Family doctors and medical leaders have rejected Theresa May’s demand to move to a seven-day week, with one prominent GP warning that it could lead to mass resignations.
Dr Kailash Chand, a former deputy chair of the British Medical Association, said GPs were so angry with government attempts to scapegoat them for the crisis in the NHS and chronic underfunding that they could disaffiliate from the service.
Downing Street has told surgeries in England that if they refused to move to 8am-8pm opening, seven days a week, they would lose funding unless they could prove there was no demand from patients.
Chand said: “I think making this particular statement at this minute is essentially scapegoating. (May) has got to find something, she can’t blame (health secretary) Jeremy Hunt for this, or her own government.
“She’s got to find a scapegoat and GPs are probably the easiest scapegoat in this way because your rival papers, like the Daily Mail, all the time are giving the public the view that GPs don’t work and GPs are working only nine-to-five, which is nonsense.”
Chand said he saw a more sinister, veiled motivation behind the threat, which was to “decimate or underfund the NHS to that level where people start saying the NHS is not serving and ultimately pass it on to the private sector”.
He added: “There was, last year, a special LSE conference in London in which there was a call for a mass resignation from GPs. The GPs I’ve talked to, they are so angry, so angry. And rightly angry, that what do they expect from us? And I think it’s high time, they might be that desperate, that they say yes. If you want this kind of work without funding then it is a call for mass resignation.”
David Wrigley, the current deputy chair of the BMA, said May’s call was essentially asking his colleagues to take irresponsible risks with their patients’ lives.
“The prime minister is actually asking doctors to provide unsafe care to their patients, which goes against everything a doctor has been trained for,” said Wrigley, who works as a GP in Lancashire.”
GPs work 12-14 hours a day in an NHS collapsing around them due to the defunding of the NHS by this government and cuts to social care brought about by Mrs May and her cabinet.

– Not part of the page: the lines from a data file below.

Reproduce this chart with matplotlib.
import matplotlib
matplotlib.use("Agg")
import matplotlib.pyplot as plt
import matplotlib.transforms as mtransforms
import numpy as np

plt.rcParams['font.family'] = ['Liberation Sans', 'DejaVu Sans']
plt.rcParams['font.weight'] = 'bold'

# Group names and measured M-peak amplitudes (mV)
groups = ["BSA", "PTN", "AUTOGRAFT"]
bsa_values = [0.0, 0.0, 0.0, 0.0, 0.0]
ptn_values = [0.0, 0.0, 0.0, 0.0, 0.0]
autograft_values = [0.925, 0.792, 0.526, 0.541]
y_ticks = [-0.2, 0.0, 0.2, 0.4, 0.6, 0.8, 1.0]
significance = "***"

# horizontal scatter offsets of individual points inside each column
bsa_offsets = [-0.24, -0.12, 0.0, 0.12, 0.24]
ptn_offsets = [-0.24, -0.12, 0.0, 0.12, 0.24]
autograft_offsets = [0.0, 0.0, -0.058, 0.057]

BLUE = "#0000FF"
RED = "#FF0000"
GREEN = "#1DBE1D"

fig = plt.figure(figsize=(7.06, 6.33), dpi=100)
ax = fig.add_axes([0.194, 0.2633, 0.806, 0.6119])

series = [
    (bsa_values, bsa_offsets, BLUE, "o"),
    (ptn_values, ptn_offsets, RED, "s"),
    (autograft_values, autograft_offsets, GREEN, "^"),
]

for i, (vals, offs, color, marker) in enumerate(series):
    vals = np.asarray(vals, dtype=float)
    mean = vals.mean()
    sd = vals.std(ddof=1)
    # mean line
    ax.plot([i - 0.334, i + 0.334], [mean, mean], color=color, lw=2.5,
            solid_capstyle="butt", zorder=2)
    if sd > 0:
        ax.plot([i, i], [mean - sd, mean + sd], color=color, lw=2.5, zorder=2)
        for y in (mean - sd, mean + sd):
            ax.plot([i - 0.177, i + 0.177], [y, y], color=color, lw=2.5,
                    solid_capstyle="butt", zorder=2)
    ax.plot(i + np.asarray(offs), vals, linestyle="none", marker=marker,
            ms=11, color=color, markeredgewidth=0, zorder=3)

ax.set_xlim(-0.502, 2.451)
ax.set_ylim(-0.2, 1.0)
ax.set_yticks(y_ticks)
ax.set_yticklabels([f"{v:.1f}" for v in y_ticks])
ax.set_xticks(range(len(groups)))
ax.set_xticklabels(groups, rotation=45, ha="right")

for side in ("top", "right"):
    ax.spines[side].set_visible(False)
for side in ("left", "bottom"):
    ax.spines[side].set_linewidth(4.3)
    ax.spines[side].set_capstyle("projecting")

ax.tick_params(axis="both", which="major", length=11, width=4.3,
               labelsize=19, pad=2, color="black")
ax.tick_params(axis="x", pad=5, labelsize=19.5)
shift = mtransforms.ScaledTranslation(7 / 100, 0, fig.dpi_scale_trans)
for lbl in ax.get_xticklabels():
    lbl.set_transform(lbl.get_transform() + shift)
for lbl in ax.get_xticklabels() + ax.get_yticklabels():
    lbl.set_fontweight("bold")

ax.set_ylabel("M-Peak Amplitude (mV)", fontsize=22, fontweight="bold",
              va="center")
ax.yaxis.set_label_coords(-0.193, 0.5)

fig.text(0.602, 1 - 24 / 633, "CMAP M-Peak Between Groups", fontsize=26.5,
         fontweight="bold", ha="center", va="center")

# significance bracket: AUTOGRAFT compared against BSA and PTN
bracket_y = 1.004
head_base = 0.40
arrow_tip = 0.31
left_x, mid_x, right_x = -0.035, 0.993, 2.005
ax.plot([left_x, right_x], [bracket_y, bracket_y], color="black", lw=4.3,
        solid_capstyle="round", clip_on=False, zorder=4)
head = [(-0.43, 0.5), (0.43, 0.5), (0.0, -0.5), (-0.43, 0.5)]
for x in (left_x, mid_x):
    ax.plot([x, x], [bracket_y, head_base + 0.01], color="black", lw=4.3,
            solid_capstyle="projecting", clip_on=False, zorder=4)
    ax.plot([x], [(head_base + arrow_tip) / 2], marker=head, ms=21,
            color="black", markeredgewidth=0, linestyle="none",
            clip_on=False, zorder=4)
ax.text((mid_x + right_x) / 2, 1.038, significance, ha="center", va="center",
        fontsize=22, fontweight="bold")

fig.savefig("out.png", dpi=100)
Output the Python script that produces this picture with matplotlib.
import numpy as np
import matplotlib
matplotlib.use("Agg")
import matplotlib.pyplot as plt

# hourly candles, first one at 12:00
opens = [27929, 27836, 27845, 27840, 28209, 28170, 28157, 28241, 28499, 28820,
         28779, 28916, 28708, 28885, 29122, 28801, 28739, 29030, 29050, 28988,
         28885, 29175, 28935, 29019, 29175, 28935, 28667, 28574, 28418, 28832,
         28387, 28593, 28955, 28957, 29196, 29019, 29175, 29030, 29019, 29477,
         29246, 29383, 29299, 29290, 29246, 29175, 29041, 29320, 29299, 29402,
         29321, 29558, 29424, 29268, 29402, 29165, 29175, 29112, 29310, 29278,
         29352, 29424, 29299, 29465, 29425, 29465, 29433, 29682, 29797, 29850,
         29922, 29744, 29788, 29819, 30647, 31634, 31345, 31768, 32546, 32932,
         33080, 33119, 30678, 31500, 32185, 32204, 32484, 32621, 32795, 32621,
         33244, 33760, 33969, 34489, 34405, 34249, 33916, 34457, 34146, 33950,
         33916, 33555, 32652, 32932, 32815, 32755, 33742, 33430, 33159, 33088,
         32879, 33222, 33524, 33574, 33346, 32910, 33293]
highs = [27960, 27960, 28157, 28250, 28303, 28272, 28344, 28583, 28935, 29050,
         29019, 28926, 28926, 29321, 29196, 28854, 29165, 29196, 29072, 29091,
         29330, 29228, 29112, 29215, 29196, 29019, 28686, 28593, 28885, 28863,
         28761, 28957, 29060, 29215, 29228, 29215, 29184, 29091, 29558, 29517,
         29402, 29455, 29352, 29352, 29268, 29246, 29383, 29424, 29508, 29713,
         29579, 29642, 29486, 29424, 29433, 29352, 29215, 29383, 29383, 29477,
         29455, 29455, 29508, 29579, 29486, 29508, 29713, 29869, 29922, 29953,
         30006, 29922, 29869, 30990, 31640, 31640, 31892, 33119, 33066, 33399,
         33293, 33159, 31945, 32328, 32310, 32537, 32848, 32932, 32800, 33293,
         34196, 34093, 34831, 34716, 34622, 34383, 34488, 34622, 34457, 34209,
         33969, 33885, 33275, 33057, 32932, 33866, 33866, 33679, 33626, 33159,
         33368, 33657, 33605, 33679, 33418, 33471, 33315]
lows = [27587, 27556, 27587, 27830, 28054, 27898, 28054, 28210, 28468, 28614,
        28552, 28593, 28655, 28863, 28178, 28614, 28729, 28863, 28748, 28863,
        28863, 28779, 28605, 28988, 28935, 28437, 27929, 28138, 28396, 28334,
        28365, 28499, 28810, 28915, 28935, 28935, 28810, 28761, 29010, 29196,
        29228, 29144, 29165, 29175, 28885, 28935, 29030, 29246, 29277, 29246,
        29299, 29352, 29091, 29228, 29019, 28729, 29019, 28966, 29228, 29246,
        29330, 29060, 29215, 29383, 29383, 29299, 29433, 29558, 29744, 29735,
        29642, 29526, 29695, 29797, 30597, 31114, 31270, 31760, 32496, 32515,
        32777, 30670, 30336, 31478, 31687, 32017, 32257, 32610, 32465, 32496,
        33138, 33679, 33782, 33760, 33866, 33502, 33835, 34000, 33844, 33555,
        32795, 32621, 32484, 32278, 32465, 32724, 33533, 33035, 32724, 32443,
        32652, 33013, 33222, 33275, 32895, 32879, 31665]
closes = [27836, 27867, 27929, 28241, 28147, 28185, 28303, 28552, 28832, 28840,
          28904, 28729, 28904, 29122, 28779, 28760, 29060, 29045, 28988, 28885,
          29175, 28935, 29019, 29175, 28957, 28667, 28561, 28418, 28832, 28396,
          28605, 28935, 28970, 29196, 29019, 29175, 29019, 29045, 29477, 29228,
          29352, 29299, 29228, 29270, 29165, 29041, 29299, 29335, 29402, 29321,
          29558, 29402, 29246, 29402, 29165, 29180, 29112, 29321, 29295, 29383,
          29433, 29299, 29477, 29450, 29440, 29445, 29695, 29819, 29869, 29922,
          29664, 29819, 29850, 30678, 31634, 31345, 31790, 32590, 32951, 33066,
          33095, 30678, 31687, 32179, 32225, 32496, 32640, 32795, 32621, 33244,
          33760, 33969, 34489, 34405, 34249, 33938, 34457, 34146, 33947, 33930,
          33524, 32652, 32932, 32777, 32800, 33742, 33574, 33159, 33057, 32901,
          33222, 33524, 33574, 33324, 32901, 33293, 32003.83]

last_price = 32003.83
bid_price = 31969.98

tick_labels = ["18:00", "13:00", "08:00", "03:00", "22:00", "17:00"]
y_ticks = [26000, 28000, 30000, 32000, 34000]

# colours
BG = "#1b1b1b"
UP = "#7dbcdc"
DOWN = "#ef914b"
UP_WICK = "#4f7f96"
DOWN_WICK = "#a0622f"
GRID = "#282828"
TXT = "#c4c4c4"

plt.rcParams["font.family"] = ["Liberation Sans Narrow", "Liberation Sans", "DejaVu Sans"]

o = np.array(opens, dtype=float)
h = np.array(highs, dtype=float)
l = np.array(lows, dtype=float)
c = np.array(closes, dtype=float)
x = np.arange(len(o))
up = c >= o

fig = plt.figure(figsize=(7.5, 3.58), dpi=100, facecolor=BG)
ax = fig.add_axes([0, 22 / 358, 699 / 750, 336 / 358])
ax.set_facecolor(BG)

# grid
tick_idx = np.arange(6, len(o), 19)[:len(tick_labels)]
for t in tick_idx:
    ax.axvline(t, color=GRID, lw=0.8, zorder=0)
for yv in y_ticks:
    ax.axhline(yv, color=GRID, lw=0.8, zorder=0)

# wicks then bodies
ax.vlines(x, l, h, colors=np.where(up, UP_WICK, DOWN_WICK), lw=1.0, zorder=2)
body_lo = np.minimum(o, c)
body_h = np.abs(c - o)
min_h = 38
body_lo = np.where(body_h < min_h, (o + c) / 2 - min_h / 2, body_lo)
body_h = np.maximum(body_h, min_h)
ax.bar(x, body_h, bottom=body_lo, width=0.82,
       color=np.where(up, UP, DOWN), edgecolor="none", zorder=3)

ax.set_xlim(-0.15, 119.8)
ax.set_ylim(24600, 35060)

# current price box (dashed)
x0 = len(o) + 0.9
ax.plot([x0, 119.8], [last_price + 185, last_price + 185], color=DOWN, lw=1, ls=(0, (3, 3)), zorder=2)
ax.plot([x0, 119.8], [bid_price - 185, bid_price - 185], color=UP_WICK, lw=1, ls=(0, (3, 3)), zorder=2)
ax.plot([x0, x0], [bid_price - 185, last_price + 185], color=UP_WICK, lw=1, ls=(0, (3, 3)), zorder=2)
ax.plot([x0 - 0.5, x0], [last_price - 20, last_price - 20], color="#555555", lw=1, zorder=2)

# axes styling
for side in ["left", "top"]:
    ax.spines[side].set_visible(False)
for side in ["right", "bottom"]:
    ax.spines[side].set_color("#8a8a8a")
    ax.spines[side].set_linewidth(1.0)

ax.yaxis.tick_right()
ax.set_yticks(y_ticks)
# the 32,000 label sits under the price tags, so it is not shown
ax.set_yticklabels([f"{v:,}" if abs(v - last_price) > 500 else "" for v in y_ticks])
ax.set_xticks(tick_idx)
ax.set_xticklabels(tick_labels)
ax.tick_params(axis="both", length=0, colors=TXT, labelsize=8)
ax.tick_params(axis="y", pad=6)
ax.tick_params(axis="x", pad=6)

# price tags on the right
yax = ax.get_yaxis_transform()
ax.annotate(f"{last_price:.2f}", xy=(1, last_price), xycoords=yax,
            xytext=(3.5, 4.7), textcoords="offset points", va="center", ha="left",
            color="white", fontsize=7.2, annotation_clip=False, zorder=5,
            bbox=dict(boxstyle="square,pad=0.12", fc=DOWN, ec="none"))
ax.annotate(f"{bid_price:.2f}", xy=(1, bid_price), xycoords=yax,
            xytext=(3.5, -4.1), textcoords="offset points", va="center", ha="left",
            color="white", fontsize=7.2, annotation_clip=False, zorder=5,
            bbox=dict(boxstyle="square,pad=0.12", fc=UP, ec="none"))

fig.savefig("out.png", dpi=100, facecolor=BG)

“Shamefully for this government, our NHS is one of the lowest funded health services compared with other European countries. We are short of thousands of GPs in this country.”
He added: “Of course the collapsing NHS suits the Conservatives, as we will see the introduction of private GPs, charging for appointments and insurance-driven healthcare. This nightmare scenario is not far away now.
“We will also see more services sold off to ministers’ friends in the large corporate sector.”
Nigel Edwards, the chief executive of the Nuffield Trust charity, suggested May’s call misinterpreted the nature of the crisis in hospital emergency rooms.
“The issue in A&E is largely around people with serious health problems who need a bed, and couldn’t be taken care of safely in general practice,” he said. 
“The underlying problems are in social care and flow through hospitals.
“GPs have been under real pressure for some years, and spreading them more thinly across the week won’t necessarily help. 
“Evaluations show that uptake for weekend appointments is often not very high. The government needs to work with NHS professionals to find solutions that work.”
Dr Chaand Nagpaul, the BMA GP committee chair, said they were facing a “major alert”, with eight in 10 practices saying they were unable to provide safe care, and one in three reporting unfilled vacancies.
“We have got a very serious problem that we don’t have the capacity in general practice. The crisis in the NHS won’t be solved by scapegoating or deflecting blame on to GPs,” he told the BBC Radio 4 Today programme.
“All patients can see a GP 24 hours a day, 365 days a year. Patients can see a GP when they need to. What we cannot be providing is stretching a service where we are struggling — and we do manage in spite of the pressures — into a seven-day service.”
The row comes amid increasing exasperation among ministers that the unavailability of GP appointments is driving patients to seek treatment in hard-pressed hospital accident and emergency departments.
The director of acute care for NHS England, Prof Keith Willett, recently estimated that 30% of the patients attending A&E would be better cared for elsewhere in the system.
A Downing Street source said: “Most GPs do a fantastic job, and have their patients’ interests firmly at heart.
“However, it is increasingly clear that a large number of surgeries are not providing access that patients need — and that patients are suffering as a result because they are then forced to go to A&E to seek care. 
“It’s also bad for hospitals, who then face additional pressure on their services.”
Ministers say they are providing an additional £528m a year for general practices by 2020-21 to ensure the target for providing seven-day opening is met by that date.
However they say they are concerned by a recent finding by the National Audit Office that 46% of GP surgeries were still closing at some point during “core” weekday working hours — with 18% closing before 3pm a least one day a week — despite three-quarters of them having received extra funding to provide extended cover.
They also suggest some surgeries are failing to advertise the availability of extended hours appointments and GPs will be warned that future additional cash will be contingent on them demonstrating they are offering appointments when patients want them.